A shrewd deal maker, his 21-year term as head of the IOC was marked by unprecedented growth of the movement but also the biggest ethics scandals the IOC ever had to face.
“He was a true friend of Ireland,” said Hickey. “He enjoyed his many visits here, both on holiday and on business with the IOC. He was a very close friend of former IOC president Lord Killanin and when Lord Killanin was seriously ill he arranged to have superb nursing care facilities for him in Ireland.”
Behind the scenes Samaranch was a skilled and sometimes ruthless operator, who was able to forge consensus in the often fractious Olympic movement and push IOC members to deliver just what he wanted. But he was also a lightning rod for critics of the movement, who attacked him for his ties to the Franco fascist era in Spain, his autocratic style of governance as well as the IOC’s involvement in the Salt Lake City corruption scandal, which resulted in the expulsion of six IOC members and the resignation of four others.
His two decades in power also spanned some of the most eventful years in IOC history and involved the end of amateurism, the explosion of commercialism, immense growth in the popularity of the Olympic Games and also the corrosive effect of a succession of doping scandals, which, before systematic drug testing became more effective, threatened the credibility of the games.
Samaranch was also accused of the over-commercialisation of the games and of perpetuating the IOC as a private club for a pampered elite.
“His achievements in the Olympic movement were immense,” added Hickey. “Irish sport and the Olympic Council of Ireland continue to benefit from sponsorship arrangements that he set in place during his period as president of the IOC. The Olympic movement in Ireland has lost a champion and a supporter.”
Samaranch suffered from health problems since he stepped aside nine years ago for Jacques Rogge. He retired as the second longest serving president in the history of the IOC, with only Pierre de Coubertin, the French aristocrat who founded the modern Olympics, serving a longer term of 29 years between 1896 and 1925.
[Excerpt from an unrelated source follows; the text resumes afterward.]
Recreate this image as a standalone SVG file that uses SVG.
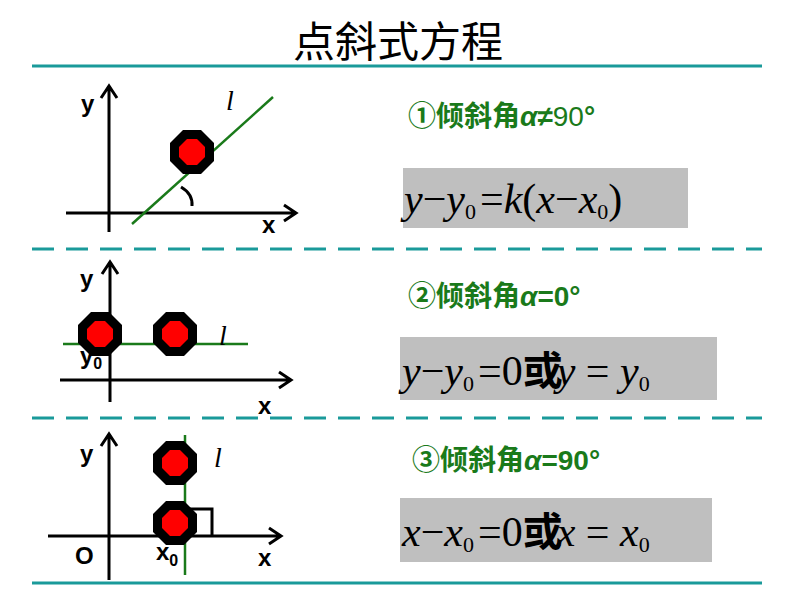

“He came to Ireland several times, at least twice when he was president and at least another two times when he came on holiday,” said an Irish Olympic official. “He came over to see Lord Killanin privately, just nipping in from Barcelona to go and see him and then going home again.
“He was very active in Beijing and in Lausanne (IOC headquarters) at various meetings and it was really only in the last years that his health started to visibly decline.”
Of all the tributes yesterday, Dick Pound, the straight-talking Canadian Lawyer and IOC member who came third in the last presidential election won by Rogge, placed Samaranch in context. Pound called him one of the three great defining presidents in Olympic history.
“De Coubertin to get it going, Brundage (Avery) to hold it together through a very difficult period, and Samaranch to bring it from the kitchen table to the world stage,” said Pound.
“He took a very badly fragmented, disorganised and impecunious organisation and built it into a universal, united and financially and politically independent organisation that has credibility, not only in the world of sport but also in political circles. That’s an enormous achievement to accomplish in 20 years.”